-- Work to complete --
Your task is to retype the lines from the opening of the material through the line that includes "import pandas as pd". Do not copy the pictures.

-- Collected material --
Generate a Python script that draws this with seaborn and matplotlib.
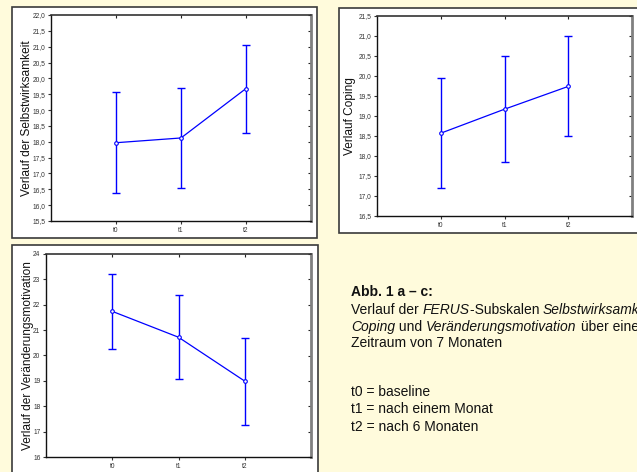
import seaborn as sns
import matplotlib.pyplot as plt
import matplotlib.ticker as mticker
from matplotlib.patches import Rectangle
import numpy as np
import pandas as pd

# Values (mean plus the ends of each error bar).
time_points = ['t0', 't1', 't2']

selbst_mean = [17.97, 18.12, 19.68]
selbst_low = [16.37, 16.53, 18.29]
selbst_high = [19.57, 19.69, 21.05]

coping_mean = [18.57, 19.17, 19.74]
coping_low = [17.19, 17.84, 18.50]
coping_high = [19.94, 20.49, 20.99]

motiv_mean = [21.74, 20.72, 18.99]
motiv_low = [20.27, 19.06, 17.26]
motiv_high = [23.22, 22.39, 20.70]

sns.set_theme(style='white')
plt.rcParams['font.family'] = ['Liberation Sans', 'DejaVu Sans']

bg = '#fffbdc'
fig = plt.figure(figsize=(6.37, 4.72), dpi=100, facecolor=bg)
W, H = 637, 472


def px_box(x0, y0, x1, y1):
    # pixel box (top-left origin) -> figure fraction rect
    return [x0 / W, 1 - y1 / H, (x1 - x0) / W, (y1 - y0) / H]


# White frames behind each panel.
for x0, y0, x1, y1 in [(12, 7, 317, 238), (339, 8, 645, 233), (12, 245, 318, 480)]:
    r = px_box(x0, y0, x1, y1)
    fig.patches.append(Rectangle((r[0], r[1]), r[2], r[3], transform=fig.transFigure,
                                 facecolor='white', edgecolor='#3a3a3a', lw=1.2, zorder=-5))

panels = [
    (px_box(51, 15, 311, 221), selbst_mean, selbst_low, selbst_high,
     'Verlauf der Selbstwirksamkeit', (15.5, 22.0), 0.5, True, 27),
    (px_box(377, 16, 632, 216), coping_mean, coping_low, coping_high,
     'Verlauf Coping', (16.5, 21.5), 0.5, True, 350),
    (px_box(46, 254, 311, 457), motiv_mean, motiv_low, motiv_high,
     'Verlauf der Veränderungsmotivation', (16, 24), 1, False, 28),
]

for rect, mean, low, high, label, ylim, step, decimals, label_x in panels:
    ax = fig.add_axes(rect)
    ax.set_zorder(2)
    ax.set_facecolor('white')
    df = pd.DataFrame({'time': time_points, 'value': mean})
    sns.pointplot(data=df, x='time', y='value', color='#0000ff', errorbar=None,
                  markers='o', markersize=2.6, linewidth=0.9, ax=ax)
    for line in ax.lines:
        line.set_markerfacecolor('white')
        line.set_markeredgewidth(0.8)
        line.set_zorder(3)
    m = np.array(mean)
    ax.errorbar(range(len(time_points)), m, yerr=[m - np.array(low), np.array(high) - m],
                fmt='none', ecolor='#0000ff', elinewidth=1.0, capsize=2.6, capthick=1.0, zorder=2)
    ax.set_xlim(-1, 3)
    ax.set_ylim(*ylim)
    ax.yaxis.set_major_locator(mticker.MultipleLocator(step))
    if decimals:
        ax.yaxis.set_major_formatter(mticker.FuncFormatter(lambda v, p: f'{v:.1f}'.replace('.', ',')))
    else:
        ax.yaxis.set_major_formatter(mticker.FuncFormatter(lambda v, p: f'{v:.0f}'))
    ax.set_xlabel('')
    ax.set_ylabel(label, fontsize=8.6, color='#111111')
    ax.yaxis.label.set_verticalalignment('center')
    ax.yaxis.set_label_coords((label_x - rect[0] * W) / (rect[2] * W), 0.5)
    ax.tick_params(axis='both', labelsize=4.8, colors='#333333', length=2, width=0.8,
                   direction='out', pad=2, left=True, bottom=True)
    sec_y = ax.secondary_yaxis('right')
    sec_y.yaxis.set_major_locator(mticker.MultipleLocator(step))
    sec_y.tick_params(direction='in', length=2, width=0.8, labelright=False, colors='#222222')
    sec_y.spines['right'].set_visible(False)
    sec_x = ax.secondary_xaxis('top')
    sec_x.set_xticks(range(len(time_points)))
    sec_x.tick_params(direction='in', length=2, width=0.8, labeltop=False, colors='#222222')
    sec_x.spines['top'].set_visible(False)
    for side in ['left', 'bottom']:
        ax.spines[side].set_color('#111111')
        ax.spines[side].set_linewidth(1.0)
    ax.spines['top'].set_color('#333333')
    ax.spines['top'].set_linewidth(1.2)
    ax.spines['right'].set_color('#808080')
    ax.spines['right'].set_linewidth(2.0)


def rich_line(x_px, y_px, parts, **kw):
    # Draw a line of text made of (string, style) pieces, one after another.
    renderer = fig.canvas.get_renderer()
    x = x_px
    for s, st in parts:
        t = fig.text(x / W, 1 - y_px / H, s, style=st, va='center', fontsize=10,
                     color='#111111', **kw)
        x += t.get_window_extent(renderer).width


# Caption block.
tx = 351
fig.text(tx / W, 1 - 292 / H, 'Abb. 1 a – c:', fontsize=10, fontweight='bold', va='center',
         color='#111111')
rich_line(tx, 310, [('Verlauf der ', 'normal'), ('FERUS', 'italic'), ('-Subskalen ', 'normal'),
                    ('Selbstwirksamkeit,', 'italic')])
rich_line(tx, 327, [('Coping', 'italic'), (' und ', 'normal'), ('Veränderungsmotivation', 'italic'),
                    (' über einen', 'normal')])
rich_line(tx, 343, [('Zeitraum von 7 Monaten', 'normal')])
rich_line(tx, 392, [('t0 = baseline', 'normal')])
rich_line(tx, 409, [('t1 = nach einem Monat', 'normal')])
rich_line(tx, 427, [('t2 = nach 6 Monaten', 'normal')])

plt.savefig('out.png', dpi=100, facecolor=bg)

-- Exercise response --
Generate a Python script that draws this with seaborn and matplotlib.
import seaborn as sns
import matplotlib.pyplot as plt
import matplotlib.ticker as mticker
from matplotlib.patches import Rectangle
import numpy as np
import pandas as pd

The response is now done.